You have to market to multiple layers. The user, the person using your platform every day, cares about functionality and the work the platform does. The senior decision-maker, the person paying the bill, may not care about the user-interface detail; they care about the vision, where the business is going, and the gains and risks of joining you or not. It's all about gains and risks. What do I gain? What's my risk if I don't? The marketing for each is different even when the product is the same.

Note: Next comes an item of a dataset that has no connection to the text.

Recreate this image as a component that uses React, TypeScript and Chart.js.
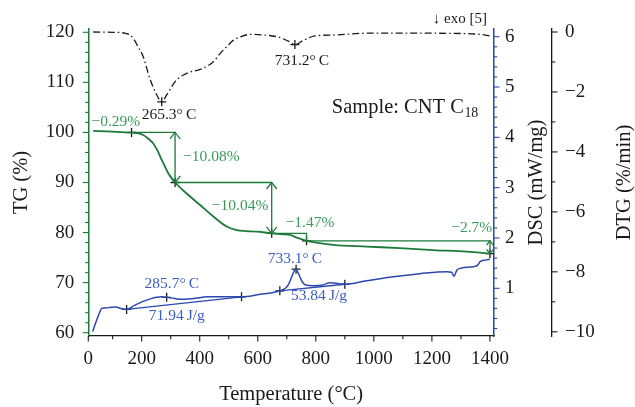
import React, { useEffect, useRef } from 'react';
import { Chart, registerables } from 'chart.js';

Chart.register(...registerables);

// ---------------- data ----------------
// TG curve (temperature °C, mass %)
const tgTemp = [33, 100, 165, 190, 205, 222, 240, 255, 269, 280, 292, 315, 355, 401, 447, 493, 527, 560, 596, 648, 690, 712, 726, 740, 768, 860, 975, 1090, 1205, 1320, 1400];
const tgVal = [100.3, 100.15, 99.95, 99.8, 99.5, 98.8, 97.8, 96.3, 94.5, 93.2, 91.8, 90.0, 87.8, 85.5, 83.2, 81.2, 80.5, 80.3, 80.2, 79.85, 79.65, 79.55, 79.2, 78.9, 78.35, 77.55, 77.2, 76.9, 76.5, 76.2, 75.8];

// DSC curve (temperature °C, mW/mg)
const dscTemp = [31, 38, 45, 55, 62, 75, 91, 110, 128, 148, 175, 205, 230, 252, 270, 286, 310, 340, 365, 395, 424, 480, 544, 608, 650, 676, 695, 705, 715, 722, 728, 732, 737, 745, 752, 763, 791, 820, 849, 872, 888, 900, 975, 1067, 1159, 1251, 1268, 1276, 1286, 1300, 1342, 1358, 1366, 1385, 1400];
const dscVal = [0.14, 0.26, 0.37, 0.52, 0.60, 0.61, 0.62, 0.63, 0.60, 0.58, 0.66, 0.74, 0.79, 0.82, 0.83, 0.82, 0.80, 0.78, 0.79, 0.81, 0.83, 0.83, 0.83, 0.88, 0.91, 0.95, 1.00, 1.07, 1.20, 1.30, 1.37, 1.38, 1.33, 1.23, 1.14, 1.07, 1.05, 1.06, 1.11, 1.10, 1.08, 1.08, 1.15, 1.23, 1.29, 1.33, 1.32, 1.24, 1.36, 1.40, 1.43, 1.46, 1.53, 1.56, 1.58];

// DTG curve (temperature °C, %/min)
const dtgTemp = [33, 100, 142, 160, 171, 185, 205, 228, 252, 269, 286, 305, 320, 355, 412, 447, 470, 493, 515, 540, 575, 620, 671, 711, 728, 757, 797, 866, 975, 1147, 1300, 1366, 1400];
const dtgVal = [0.0, -0.01, -0.04, -0.1, -0.21, -0.45, -0.82, -1.55, -2.1, -2.33, -2.1, -1.8, -1.6, -1.38, -1.21, -0.99, -0.72, -0.49, -0.28, -0.16, -0.08, -0.1, -0.17, -0.33, -0.42, -0.28, -0.13, -0.1, -0.04, -0.04, -0.05, -0.08, -0.13];

// marked points
const tgMarkT = [165, 315, 648, 768, 1400];
const tgMarkV = [100.0, 90.0, 79.85, 78.35, 75.8];
const stepArrow = [true, true, false, true];
const dscMarkT = [148, 286, 544, 676, 732, 900];
const dscMarkV = [0.58, 0.82, 0.83, 0.95, 1.38, 1.08];
const dscBase1T = [148, 544];
const dscBase1V = [0.58, 0.83];
const dscBase2T = [676, 900];
const dscBase2V = [0.95, 1.08];
const dtgMarkT = [269, 728];
const dtgMarkV = [-2.33, -0.42];

// axis ranges & tick labels
const xMin = 16;
const xMax = 1414;
const xMinorStep = 100;
const xTickVals = [16, 200, 400, 600, 800, 1000, 1200, 1400];
const xTickLabels = ['0', '200', '400', '600', '800', '1000', '1200', '1400'];
const tgMin = 59.34, tgMax = 120.66;
const tgTickVals = [60, 70, 80, 90, 100, 110, 120];
const tgTickLabels = ['60', '70', '80', '90', '100', '110', '120'];
const tgMinorStep = 2;
const dscMin = 0.052, dscMax = 6.153;
const dscTickVals = [1, 2, 3, 4, 5, 6];
const dscTickLabels = ['1', '2', '3', '4', '5', '6'];
const dscMinorStep = 0.2;
const dtgMin = -10.14, dtgMax = 0.1;
const dtgTickVals = [0, -2, -4, -6, -8, -10];
const dtgTickLabels = ['0', '\u22122', '\u22124', '\u22126', '\u22128', '\u221210'];
const dtgMinorStep = 1;

// text annotations (anchored in data units)
const annotations = [
  { text: '\u22120.29%', t: 111, v: 102.0, axis: 'y', kind: 'tg' },
  { text: '\u221210.08%', t: 440, v: 95.1, axis: 'y', kind: 'tg' },
  { text: '\u221210.04%', t: 539, v: 85.3, axis: 'y', kind: 'tg' },
  { text: '\u22121.47%', t: 780, v: 82.0, axis: 'y', kind: 'tg' },
  { text: '\u22122.7%', t: 1337, v: 80.9, axis: 'y', kind: 'tg' },
  { text: '265.3\u00B0\u2009C', t: 294, v: -2.77, axis: 'dtg', kind: 'dtg' },
  { text: '731.2\u00B0\u2009C', t: 752, v: -0.97, axis: 'dtg', kind: 'dtg' },
  { text: '285.7\u00B0\u2009C', t: 304, v: 1.085, axis: 'dsc', kind: 'dsc' },
  { text: '71.94\u2009J/g', t: 321, v: 0.45, axis: 'dsc', kind: 'dsc' },
  { text: '733.1\u00B0\u2009C', t: 728, v: 1.58, axis: 'dsc', kind: 'dsc' },
  { text: '53.84\u2009J/g', t: 811, v: 0.85, axis: 'dsc', kind: 'dsc' },
];
const sampleText = 'Sample: CNT C';
const sampleSub = '18';
const sampleT = 855;
const sampleV = 104.9;
const exoText = '\u2193 exo [5]';
const xTitle = 'Temperature (\u00B0C)';
const tgTitle = 'TG (%)';
const dscTitle = 'DSC (mW/mg)';
const dtgTitle = 'DTG (%/min)';

// ---------------- styles ----------------
const FONT = '"Liberation Serif", "Times New Roman", serif';
const GREEN = '#1d7b3a';
const GREEN_TEXT = '#3a9a5c';
const BLUE = '#2a48ae';
const BLUE_TEXT = '#3b5cc0';
const BLACK = '#1a1a1a';
const TICK_SIZE = 19;
const TITLE_SIZE = 20.5;
const ANNOT_SIZE = 15.5;

const pts = (xs: number[], ys: number[]) => xs.map((x, i) => ({ x, y: ys[i] }));

function stepList(min: number, max: number, step: number) {
  const out: number[] = [];
  const start = Math.ceil(min / step - 1e-9);
  for (let k = start; k * step <= max + 1e-9; k++) out.push(Math.round(k * step * 1000) / 1000);
  return out;
}

function labelFor(vals: number[], labels: string[]) {
  return (value: number) => {
    const i = vals.findIndex((v) => Math.abs(v - value) < 1e-6);
    return i >= 0 ? labels[i] : '';
  };
}

const tickDefs = [
  { id: 'x', majors: xTickVals, minors: stepList(100, 1400, xMinorStep), color: BLACK, side: 'bottom' },
  { id: 'y', majors: tgTickVals, minors: stepList(60, 120, tgMinorStep), color: GREEN, side: 'left' },
  { id: 'dsc', majors: dscTickVals, minors: stepList(0.2, 6, dscMinorStep), color: BLUE, side: 'right' },
  { id: 'dtg', majors: dtgTickVals, minors: stepList(-10, 0, dtgMinorStep), color: BLACK, side: 'right' },
];

const tickPlugin = {
  id: 'customTicks',
  afterDraw(chart: any) {
    const ctx = chart.ctx;
    ctx.save();
    ctx.lineWidth = 1.1;
    for (const d of tickDefs) {
      const s = chart.scales[d.id];
      ctx.strokeStyle = d.color;
      const all = new Set<number>([...d.minors, ...d.majors]);
      all.forEach((v) => {
        const major = d.majors.some((m) => Math.abs(m - v) < 1e-6);
        const len = major ? 5.5 : 3.2;
        const p = s.getPixelForValue(v);
        ctx.beginPath();
        if (d.side === 'bottom') {
          ctx.moveTo(p, s.top);
          ctx.lineTo(p, s.top + len);
        } else if (d.side === 'left') {
          ctx.moveTo(s.right - len, p);
          ctx.lineTo(s.right, p);
        } else {
          ctx.moveTo(s.left, p);
          ctx.lineTo(s.left + len, p);
        }
        ctx.stroke();
      });
    }
    ctx.restore();
  },
};

function arrowHead(ctx: any, x: number, y: number, dir: number, size: number) {
  // dir = -1 pointing up, +1 pointing down
  ctx.beginPath();
  ctx.moveTo(x - size * 0.8, y - dir * size);
  ctx.lineTo(x, y);
  ctx.lineTo(x + size * 0.8, y - dir * size);
  ctx.stroke();
}

const annotPlugin = {
  id: 'annotations',
  afterDatasetsDraw(chart: any) {
    const { ctx, scales, chartArea } = chart;
    const xs = scales.x;
    const tg = scales.y;
    ctx.save();
    // TG step construction
    ctx.strokeStyle = GREEN;
    ctx.lineWidth = 1.3;
    for (let i = 0; i < tgMarkT.length - 1; i++) {
      const x0 = xs.getPixelForValue(tgMarkT[i]);
      const x1 = xs.getPixelForValue(tgMarkT[i + 1]);
      const y0 = tg.getPixelForValue(tgMarkV[i]);
      const y1 = tg.getPixelForValue(tgMarkV[i + 1]);
      ctx.beginPath();
      ctx.moveTo(x0, y0);
      ctx.lineTo(x1, y0);
      ctx.lineTo(x1, y1);
      ctx.stroke();
      if (stepArrow[i]) {
        const size = Math.min(6.5, Math.abs(y1 - y0) / 3);
        arrowHead(ctx, x1, y0, -1, size);
        arrowHead(ctx, x1, y1, 1, size);
      }
    }
    // texts
    ctx.textBaseline = 'middle';
    ctx.textAlign = 'center';
    ctx.font = `${ANNOT_SIZE}px ${FONT}`;
    for (const a of annotations) {
      ctx.fillStyle = a.kind === 'tg' ? GREEN_TEXT : a.kind === 'dsc' ? BLUE_TEXT : BLACK;
      ctx.fillText(a.text, xs.getPixelForValue(a.t), scales[a.axis].getPixelForValue(a.v));
    }
    // sample label
    ctx.fillStyle = BLACK;
    ctx.textAlign = 'left';
    ctx.font = `${TITLE_SIZE}px ${FONT}`;
    const sx = xs.getPixelForValue(sampleT);
    const sy = tg.getPixelForValue(sampleV);
    ctx.fillText(sampleText, sx, sy);
    const w = ctx.measureText(sampleText).width;
    ctx.font = `${TITLE_SIZE * 0.68}px ${FONT}`;
    ctx.fillText(sampleSub, sx + w + 0.5, sy + 5);
    // exo label
    ctx.font = `15px ${FONT}`;
    ctx.textAlign = 'right';
    ctx.fillText(exoText, chartArea.right - 7, chartArea.top - 10);
    ctx.restore();
  },
  afterDraw(chart: any) {
    const { ctx, chartArea } = chart;
    const cy = (chartArea.top + chartArea.bottom) / 2;
    ctx.save();
    ctx.fillStyle = BLACK;
    ctx.font = `${TITLE_SIZE}px ${FONT}`;
    ctx.textAlign = 'center';
    ctx.textBaseline = 'middle';
    const titles: [string, number][] = [
      [dscTitle, chart.scales.dsc.left + 43],
      [dtgTitle, chart.scales.dtg.left + 73],
    ];
    for (const [t, x] of titles) {
      ctx.save();
      ctx.translate(x, cy);
      ctx.rotate(-Math.PI / 2);
      ctx.fillText(t, 0, 0);
      ctx.restore();
    }
    ctx.restore();
  },
};

const tickFont = { family: FONT, size: TICK_SIZE };
const titleFont = { family: FONT, size: TITLE_SIZE };
const grid = { drawOnChartArea: false, drawTicks: true, tickLength: 5, tickColor: 'rgba(0,0,0,0)' };

function minorTicksFor(vals: number[]) {
  return (s: any) => {
    s.ticks = vals.map((v) => ({ value: v }));
  };
}

export default function App() {
  const ref = useRef<HTMLCanvasElement>(null);
  useEffect(() => {
    const markerStyle = {
      showLine: false,
      pointStyle: 'cross',
      pointRadius: 4.5,
      pointBorderWidth: 1.3,
      borderColor: BLACK,
      backgroundColor: BLACK,
      pointBorderColor: BLACK,
    };
    const chart = new Chart(ref.current as HTMLCanvasElement, {
      type: 'scatter',
      data: {
        datasets: [
          { data: pts(dscBase1T, dscBase1V), yAxisID: 'dsc', showLine: true, borderColor: BLUE, borderWidth: 1.3, pointRadius: 0 },
          { data: pts(dscBase2T, dscBase2V), yAxisID: 'dsc', showLine: true, borderColor: BLUE, borderWidth: 1.3, pointRadius: 0 },
          { data: pts(dscTemp, dscVal), yAxisID: 'dsc', showLine: true, borderColor: BLUE, borderWidth: 1.5, pointRadius: 0, cubicInterpolationMode: 'monotone' },
          { data: pts(tgTemp, tgVal), yAxisID: 'y', showLine: true, borderColor: GREEN, borderWidth: 1.8, pointRadius: 0, cubicInterpolationMode: 'monotone' },
          { data: pts(dtgTemp, dtgVal), yAxisID: 'dtg', showLine: true, borderColor: BLACK, borderWidth: 1.3, borderDash: [7, 3, 1.5, 3], pointRadius: 0, cubicInterpolationMode: 'monotone' },
          { data: pts(tgMarkT, tgMarkV), yAxisID: 'y', ...markerStyle },
          { data: pts(dscMarkT, dscMarkV), yAxisID: 'dsc', ...markerStyle },
          { data: pts(dtgMarkT, dtgMarkV), yAxisID: 'dtg', ...markerStyle },
        ] as any,
      },
      options: {
        responsive: true,
        maintainAspectRatio: false,
        animation: false,
        devicePixelRatio: 1,
        layout: { padding: { top: 29, left: 0, right: 0, bottom: 0 } },
        plugins: { legend: { display: false }, tooltip: { enabled: false } },
        scales: {
          x: {
            type: 'linear',
            position: 'bottom',
            min: xMin,
            max: xMax,
            afterBuildTicks: minorTicksFor(xTickVals),
            afterFit: (s: any) => { s.height = 71; },
            ticks: { autoSkip: false, maxRotation: 0, padding: 7, color: BLACK, font: tickFont, callback: labelFor(xTickVals, xTickLabels) },
            grid,
            border: { display: true, color: BLACK, width: 1.3 },
            title: { display: true, text: xTitle, color: BLACK, font: titleFont, padding: { top: 0, bottom: 0 } },
          },
          y: {
            type: 'linear',
            position: 'left',
            min: tgMin,
            max: tgMax,
            afterBuildTicks: minorTicksFor(tgTickVals),
            afterFit: (s: any) => { s.width = 88.3; },
            ticks: { autoSkip: false, padding: 9, color: BLACK, font: tickFont, callback: labelFor(tgTickVals, tgTickLabels) },
            grid,
            border: { display: true, color: GREEN, width: 1.5 },
            title: { display: true, text: tgTitle, color: BLACK, font: titleFont, padding: { top: 9, bottom: 0 } },
          },
          dsc: {
            type: 'linear',
            position: 'right',
            weight: 0,
            min: dscMin,
            max: dscMax,
            afterBuildTicks: minorTicksFor(dscTickVals),
            afterFit: (s: any) => { s.width = 58; },
            ticks: { autoSkip: false, padding: 6, color: BLACK, font: tickFont, callback: labelFor(dscTickVals, dscTickLabels) },
            grid,
            border: { display: true, color: BLUE, width: 1.5 },
          },
          dtg: {
            type: 'linear',
            position: 'right',
            weight: 1,
            min: dtgMin,
            max: dtgMax,
            afterBuildTicks: minorTicksFor(dtgTickVals),
            afterFit: (s: any) => { s.width = 83; },
            ticks: { autoSkip: false, padding: 8, color: BLACK, font: tickFont, callback: labelFor(dtgTickVals, dtgTickLabels) },
            grid,
            border: { display: true, color: BLACK, width: 1.3 },
          },
        } as any,
      },
      plugins: [annotPlugin, tickPlugin],
    } as any);
    return () => chart.destroy();
  }, []);
  return (
    <div style={{ position: 'absolute', left: 0, top: 0, width: 635, height: 407, background: '#fff' }}>
      <canvas ref={ref} />
    </div>
  );
}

What's next, and the advice she'd give

On where this is going.

Personalisation continues, and the hope is we focus on personalisation with meaning rather than overwhelming people with it. There will be many more technologies to choose from. My son will be using audio formats more than visual digital screens by the time he's sixteen, and the opportunity for B2B in audio is interesting; right now most of it is on the consumer side. Sustainability across the full cycle of marketing will be more important. And the human craftsmanship is still the most exciting part of the work; the advertising and media industries contribute significantly to the broader economy, and remembering why you are in the industry is part of why the big industry moments exist.

On the advice for someone starting out.

Ask questions. No question is too small or too big. I always say just ask. You may think senior people know it all; we don't. Experiment. Test. Iterate. Just go for it. Bring your powerhouse to the game, whatever it is.

The question for the board

If storytelling is the only differentiator in a crowded B2B market, what share of our content tells a story versus repeats the category language?